**Supplied entries:**
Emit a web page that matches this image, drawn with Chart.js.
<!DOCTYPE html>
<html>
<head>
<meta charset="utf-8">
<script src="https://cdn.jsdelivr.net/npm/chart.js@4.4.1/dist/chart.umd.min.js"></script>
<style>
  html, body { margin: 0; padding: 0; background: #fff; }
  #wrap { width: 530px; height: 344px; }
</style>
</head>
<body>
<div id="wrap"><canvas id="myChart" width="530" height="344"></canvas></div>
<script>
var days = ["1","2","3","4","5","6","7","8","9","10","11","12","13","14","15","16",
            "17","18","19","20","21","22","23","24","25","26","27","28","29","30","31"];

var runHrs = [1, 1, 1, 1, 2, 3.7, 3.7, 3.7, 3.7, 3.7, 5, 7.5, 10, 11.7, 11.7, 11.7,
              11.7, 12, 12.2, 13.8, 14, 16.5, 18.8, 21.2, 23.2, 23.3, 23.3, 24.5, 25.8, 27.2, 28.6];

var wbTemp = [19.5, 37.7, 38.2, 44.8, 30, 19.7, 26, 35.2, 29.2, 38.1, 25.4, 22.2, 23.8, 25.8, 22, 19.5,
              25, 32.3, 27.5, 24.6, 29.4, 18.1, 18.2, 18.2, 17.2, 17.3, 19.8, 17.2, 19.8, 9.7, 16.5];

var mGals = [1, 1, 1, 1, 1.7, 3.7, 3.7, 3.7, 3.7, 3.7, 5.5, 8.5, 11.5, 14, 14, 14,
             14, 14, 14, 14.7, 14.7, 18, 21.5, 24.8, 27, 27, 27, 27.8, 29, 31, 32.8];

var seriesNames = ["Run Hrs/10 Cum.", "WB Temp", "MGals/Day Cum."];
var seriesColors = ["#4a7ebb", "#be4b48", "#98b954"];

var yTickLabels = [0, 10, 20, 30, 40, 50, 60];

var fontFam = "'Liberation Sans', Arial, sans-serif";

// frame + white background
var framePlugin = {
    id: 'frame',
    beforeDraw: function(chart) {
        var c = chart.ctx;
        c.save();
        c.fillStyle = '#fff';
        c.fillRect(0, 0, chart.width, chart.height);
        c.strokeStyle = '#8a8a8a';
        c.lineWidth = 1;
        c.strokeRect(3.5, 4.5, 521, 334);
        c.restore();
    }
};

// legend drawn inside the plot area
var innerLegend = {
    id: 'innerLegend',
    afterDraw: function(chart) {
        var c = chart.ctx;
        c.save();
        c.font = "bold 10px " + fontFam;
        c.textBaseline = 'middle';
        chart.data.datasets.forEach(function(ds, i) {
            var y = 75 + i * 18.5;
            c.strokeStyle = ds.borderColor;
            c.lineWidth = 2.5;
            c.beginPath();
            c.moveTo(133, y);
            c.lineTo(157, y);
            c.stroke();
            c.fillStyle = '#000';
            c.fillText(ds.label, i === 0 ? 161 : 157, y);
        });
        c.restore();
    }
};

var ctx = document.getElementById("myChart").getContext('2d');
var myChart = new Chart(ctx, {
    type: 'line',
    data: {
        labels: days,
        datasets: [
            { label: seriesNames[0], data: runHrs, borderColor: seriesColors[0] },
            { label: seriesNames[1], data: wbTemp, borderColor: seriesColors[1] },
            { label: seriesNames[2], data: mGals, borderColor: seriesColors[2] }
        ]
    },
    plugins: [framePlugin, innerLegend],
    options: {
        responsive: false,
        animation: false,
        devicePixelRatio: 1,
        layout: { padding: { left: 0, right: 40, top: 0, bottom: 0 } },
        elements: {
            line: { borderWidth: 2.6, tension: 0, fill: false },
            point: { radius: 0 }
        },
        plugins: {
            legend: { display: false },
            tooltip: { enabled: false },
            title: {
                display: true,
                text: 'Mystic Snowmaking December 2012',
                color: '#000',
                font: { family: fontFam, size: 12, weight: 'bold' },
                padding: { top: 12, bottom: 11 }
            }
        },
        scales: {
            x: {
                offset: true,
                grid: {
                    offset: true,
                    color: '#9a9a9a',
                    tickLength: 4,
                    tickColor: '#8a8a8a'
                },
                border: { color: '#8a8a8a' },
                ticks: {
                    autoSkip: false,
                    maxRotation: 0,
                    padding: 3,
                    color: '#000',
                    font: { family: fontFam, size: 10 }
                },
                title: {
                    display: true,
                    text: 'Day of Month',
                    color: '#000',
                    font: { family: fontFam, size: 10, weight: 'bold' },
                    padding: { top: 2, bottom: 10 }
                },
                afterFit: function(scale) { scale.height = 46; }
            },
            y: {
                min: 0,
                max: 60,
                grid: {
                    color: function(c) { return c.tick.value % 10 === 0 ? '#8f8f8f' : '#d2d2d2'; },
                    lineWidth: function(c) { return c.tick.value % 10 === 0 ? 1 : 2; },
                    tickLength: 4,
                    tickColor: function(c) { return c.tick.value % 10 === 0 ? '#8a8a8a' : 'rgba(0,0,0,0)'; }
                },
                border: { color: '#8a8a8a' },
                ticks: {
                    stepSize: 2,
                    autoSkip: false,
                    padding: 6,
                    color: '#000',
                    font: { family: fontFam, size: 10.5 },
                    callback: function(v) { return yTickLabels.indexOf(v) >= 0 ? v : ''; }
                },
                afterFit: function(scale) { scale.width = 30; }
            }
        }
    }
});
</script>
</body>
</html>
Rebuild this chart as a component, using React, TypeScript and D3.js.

**What you should do:** Retype the listing above in full, with no alterations.

**Reply:**
Emit a web page that matches this image, drawn with Chart.js.
<!DOCTYPE html>
<html>
<head>
<meta charset="utf-8">
<script src="https://cdn.jsdelivr.net/npm/chart.js@4.4.1/dist/chart.umd.min.js"></script>
<style>
  html, body { margin: 0; padding: 0; background: #fff; }
  #wrap { width: 530px; height: 344px; }
</style>
</head>
<body>
<div id="wrap"><canvas id="myChart" width="530" height="344"></canvas></div>
<script>
var days = ["1","2","3","4","5","6","7","8","9","10","11","12","13","14","15","16",
            "17","18","19","20","21","22","23","24","25","26","27","28","29","30","31"];

var runHrs = [1, 1, 1, 1, 2, 3.7, 3.7, 3.7, 3.7, 3.7, 5, 7.5, 10, 11.7, 11.7, 11.7,
              11.7, 12, 12.2, 13.8, 14, 16.5, 18.8, 21.2, 23.2, 23.3, 23.3, 24.5, 25.8, 27.2, 28.6];

var wbTemp = [19.5, 37.7, 38.2, 44.8, 30, 19.7, 26, 35.2, 29.2, 38.1, 25.4, 22.2, 23.8, 25.8, 22, 19.5,
              25, 32.3, 27.5, 24.6, 29.4, 18.1, 18.2, 18.2, 17.2, 17.3, 19.8, 17.2, 19.8, 9.7, 16.5];

var mGals = [1, 1, 1, 1, 1.7, 3.7, 3.7, 3.7, 3.7, 3.7, 5.5, 8.5, 11.5, 14, 14, 14,
             14, 14, 14, 14.7, 14.7, 18, 21.5, 24.8, 27, 27, 27, 27.8, 29, 31, 32.8];

var seriesNames = ["Run Hrs/10 Cum.", "WB Temp", "MGals/Day Cum."];
var seriesColors = ["#4a7ebb", "#be4b48", "#98b954"];

var yTickLabels = [0, 10, 20, 30, 40, 50, 60];

var fontFam = "'Liberation Sans', Arial, sans-serif";

// frame + white background
var framePlugin = {
    id: 'frame',
    beforeDraw: function(chart) {
        var c = chart.ctx;
        c.save();
        c.fillStyle = '#fff';
        c.fillRect(0, 0, chart.width, chart.height);
        c.strokeStyle = '#8a8a8a';
        c.lineWidth = 1;
        c.strokeRect(3.5, 4.5, 521, 334);
        c.restore();
    }
};

// legend drawn inside the plot area
var innerLegend = {
    id: 'innerLegend',
    afterDraw: function(chart) {
        var c = chart.ctx;
        c.save();
        c.font = "bold 10px " + fontFam;
        c.textBaseline = 'middle';
        chart.data.datasets.forEach(function(ds, i) {
            var y = 75 + i * 18.5;
            c.strokeStyle = ds.borderColor;
            c.lineWidth = 2.5;
            c.beginPath();
            c.moveTo(133, y);
            c.lineTo(157, y);
            c.stroke();
            c.fillStyle = '#000';
            c.fillText(ds.label, i === 0 ? 161 : 157, y);
        });
        c.restore();
    }
};

var ctx = document.getElementById("myChart").getContext('2d');
var myChart = new Chart(ctx, {
    type: 'line',
    data: {
        labels: days,
        datasets: [
            { label: seriesNames[0], data: runHrs, borderColor: seriesColors[0] },
            { label: seriesNames[1], data: wbTemp, borderColor: seriesColors[1] },
            { label: seriesNames[2], data: mGals, borderColor: seriesColors[2] }
        ]
    },
    plugins: [framePlugin, innerLegend],
    options: {
        responsive: false,
        animation: false,
        devicePixelRatio: 1,
        layout: { padding: { left: 0, right: 40, top: 0, bottom: 0 } },
        elements: {
            line: { borderWidth: 2.6, tension: 0, fill: false },
            point: { radius: 0 }
        },
        plugins: {
            legend: { display: false },
            tooltip: { enabled: false },
            title: {
                display: true,
                text: 'Mystic Snowmaking December 2012',
                color: '#000',
                font: { family: fontFam, size: 12, weight: 'bold' },
                padding: { top: 12, bottom: 11 }
            }
        },
        scales: {
            x: {
                offset: true,
                grid: {
                    offset: true,
                    color: '#9a9a9a',
                    tickLength: 4,
                    tickColor: '#8a8a8a'
                },
                border: { color: '#8a8a8a' },
                ticks: {
                    autoSkip: false,
                    maxRotation: 0,
                    padding: 3,
                    color: '#000',
                    font: { family: fontFam, size: 10 }
                },
                title: {
                    display: true,
                    text: 'Day of Month',
                    color: '#000',
                    font: { family: fontFam, size: 10, weight: 'bold' },
                    padding: { top: 2, bottom: 10 }
                },
                afterFit: function(scale) { scale.height = 46; }
            },
            y: {
                min: 0,
                max: 60,
                grid: {
                    color: function(c) { return c.tick.value % 10 === 0 ? '#8f8f8f' : '#d2d2d2'; },
                    lineWidth: function(c) { return c.tick.value % 10 === 0 ? 1 : 2; },
                    tickLength: 4,
                    tickColor: function(c) { return c.tick.value % 10 === 0 ? '#8a8a8a' : 'rgba(0,0,0,0)'; }
                },
                border: { color: '#8a8a8a' },
                ticks: {
                    stepSize: 2,
                    autoSkip: false,
                    padding: 6,
                    color: '#000',
                    font: { family: fontFam, size: 10.5 },
                    callback: function(v) { return yTickLabels.indexOf(v) >= 0 ? v : ''; }
                },
                afterFit: function(scale) { scale.width = 30; }
            }
        }
    }
});
</script>
</body>
</html>
Rebuild this chart as a component, using React, TypeScript and D3.js.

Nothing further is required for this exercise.